Cameron should blend further structural reforms with the fiscal flexibility that we’re advocating. The negative second- quarter growth figures suggest the disturbing possibility that U.K. labor productivity is falling fast ― this would explain the combination of relatively fast employment growth and shrinking production. So the government needs to make sure that extra demand from further stimulus will energize new output. Tight planning regulations, for instance, are holding back construction. Cameron and his team need a more ambitious supply- side agenda.

Cameron is right to be fiscally cautious. The U.K. must not take its access to cheap long-term funds for granted, because its underlying fiscal position is bad. As a yardstick, economists at the Organization for Economic Cooperation and Development estimate that the country’s primary budget balance (excluding interest payments) would have to improve by 8.5 percent of GDP immediately to bring public debt down to 50 percent of GDP by 2050.
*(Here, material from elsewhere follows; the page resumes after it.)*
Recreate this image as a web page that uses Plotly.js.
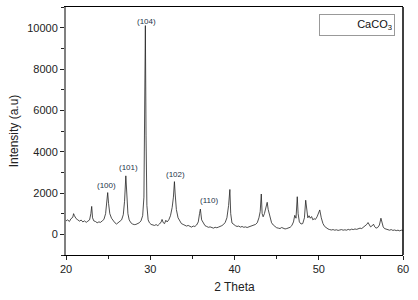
<!DOCTYPE html>
<html><head><meta charset="utf-8">
<script src="https://cdn.plot.ly/plotly-3.0.1.min.js"></script>
<style>html,body{margin:0;padding:0;background:#fff}#c{width:418px;height:300px}</style>
</head><body><div id="c"></div>
<script>
const twoTheta = [20.0,20.2,20.4,20.6,20.8,20.9,21.0,21.2,21.4,21.6,21.8,22.0,22.2,22.4,22.6,22.8,22.95,23.05,23.15,23.3,23.5,23.7,23.9,24.1,24.3,24.5,24.7,24.85,24.95,25.05,25.2,25.4,25.6,25.8,26.0,26.2,26.4,26.6,26.8,26.95,27.1,27.2,27.35,27.5,27.7,27.9,28.1,28.3,28.5,28.7,28.9,29.1,29.25,29.35,29.42,29.5,29.6,29.75,29.9,30.1,30.3,30.5,30.7,30.9,31.1,31.3,31.4,31.55,31.7,31.85,32.0,32.2,32.4,32.6,32.75,32.87,32.95,33.1,33.3,33.5,33.7,33.9,34.1,34.3,34.5,34.7,34.9,35.1,35.3,35.5,35.7,35.85,35.95,36.1,36.3,36.5,36.7,36.9,37.1,37.3,37.5,37.7,37.9,38.1,38.3,38.5,38.7,38.9,39.1,39.3,39.45,39.55,39.7,39.9,40.1,40.3,40.5,40.7,40.9,41.1,41.3,41.5,41.7,41.9,42.1,42.3,42.5,42.7,42.9,43.05,43.18,43.28,43.4,43.55,43.7,43.88,44.0,44.2,44.4,44.6,44.8,45.0,45.2,45.4,45.6,45.8,46.0,46.2,46.4,46.6,46.8,47.0,47.15,47.3,47.45,47.55,47.7,47.9,48.1,48.3,48.45,48.55,48.7,48.85,49.0,49.15,49.3,49.45,49.6,49.8,50.0,50.12,50.3,50.5,50.7,50.9,51.1,51.3,51.5,51.7,51.9,52.1,52.3,52.5,52.7,52.9,53.1,53.3,53.5,53.7,53.9,54.1,54.3,54.5,54.7,54.9,55.1,55.3,55.5,55.7,55.85,56.0,56.15,56.3,56.5,56.65,56.8,57.0,57.2,57.38,57.5,57.65,57.8,58.0,58.2,58.4,58.6,58.8,59.0,59.2,59.4,59.6,59.8,60.0];
const intensity = [650,700,620,760,820,1000,900,760,700,640,690,600,650,580,640,700,1000,1350,800,650,620,560,600,580,650,720,1000,1600,2020,1500,1000,780,640,560,500,560,620,700,950,1600,2830,1700,1000,700,560,500,470,480,520,560,650,900,1800,8600,10100,4800,1400,700,560,480,450,430,470,420,500,600,720,560,520,680,600,700,900,1300,1800,2550,2000,1200,800,620,520,480,450,400,430,380,350,400,380,450,600,1000,1220,700,520,420,380,340,360,320,300,340,320,350,380,420,480,580,800,1400,2170,1000,550,460,420,380,400,350,380,340,360,330,360,380,400,430,480,560,800,1100,1950,1000,850,1000,1300,1550,1200,800,560,450,380,320,300,280,330,280,260,280,300,340,420,600,920,780,1820,1000,600,500,520,800,1650,1200,800,900,780,860,700,760,720,850,1100,1180,800,520,380,300,260,230,210,230,200,220,190,210,230,200,220,200,240,210,250,230,260,240,280,300,280,340,400,480,570,440,360,400,490,360,300,330,450,780,550,360,280,240,220,200,230,190,210,180,200,170,200,190];

const peakLabels = ["(100)","(101)","(104)","(102)","(110)"];
const peakLabelX = [24.75,27.4,29.5,33.0,36.97];
const peakLabelY = [2380,3240,10290,2880,1620];

const xTickVals = [20,30,40,50,60];
const yTickVals = [0,2000,4000,6000,8000,10000];

const fontFam = "Liberation Sans, Arial, sans-serif";
const annotations = peakLabels.map((t,i)=>({
  x: peakLabelX[i], y: peakLabelY[i], xref:'x', yref:'y', text:t, showarrow:false,
  font:{family:fontFam,size:8,color:'#24344a'}, xanchor:'center', yanchor:'middle'
}));
annotations.push({
  xref:'paper', yref:'paper', x:0.976, y:0.972, xanchor:'right', yanchor:'top',
  text:'CaCO<sub>3</sub>', showarrow:false, align:'right', width:70, height:16,
  borderpad:2, bordercolor:'#999', borderwidth:1, bgcolor:'#fff',
  font:{family:fontFam,size:11,color:'#111'}
});

Plotly.newPlot('c', [{
  x: twoTheta, y: intensity, type:'scatter', mode:'lines',
  line:{color:'#222', width:0.8}, showlegend:false, hoverinfo:'skip'
}], {
  width:418, height:300,
  margin:{l:66, r:15, t:7, b:45},
  paper_bgcolor:'#fff', plot_bgcolor:'#fff',
  font:{family:fontFam, size:11, color:'#222'},
  xaxis:{
    range:[20,60], tickvals:xTickVals, ticktext:xTickVals.map(String),
    ticks:'outside', ticklen:4, tickcolor:'#222', tickwidth:1,
    minor:{dtick:5, ticks:'outside', ticklen:3, tickcolor:'#222'},
    showgrid:false, zeroline:false, showline:true, linecolor:'#000', linewidth:1.2, mirror:true,
    title:{text:'2 Theta', font:{family:fontFam,size:12,color:'#222'}, standoff:8},
    tickfont:{size:11}
  },
  yaxis:{
    range:[-1000,11000], tickvals:yTickVals, ticktext:yTickVals.map(String),
    ticks:'outside', ticklen:4, tickcolor:'#222', tickwidth:1,
    minor:{dtick:1000, ticks:'outside', ticklen:3, tickcolor:'#222'},
    showgrid:false, zeroline:false, showline:true, linecolor:'#808080', linewidth:2, mirror:false,
    title:{text:'Intensity (a.u)', font:{family:fontFam,size:12,color:'#222'}, standoff:6},
    tickfont:{size:11}
  },
  shapes:[{type:'line', xref:'paper', yref:'paper', x0:1, x1:1, y0:0, y1:1, line:{color:'#000', width:1.5}}],
  annotations: annotations
}, {staticPlot:true, displayModeBar:false});
</script></body></html>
That’s sobering, and it justifies the government’s long- term fiscal goals. At the same time, it misses the point: Continued short-term tightening under current conditions is probably counterproductive, even in trying to reduce the budget deficit. By worsening the recession, as it seems to have done, overzealous austerity has dug the U.K. into a deeper fiscal hole. There’s no virtue in sticking with a failing policy.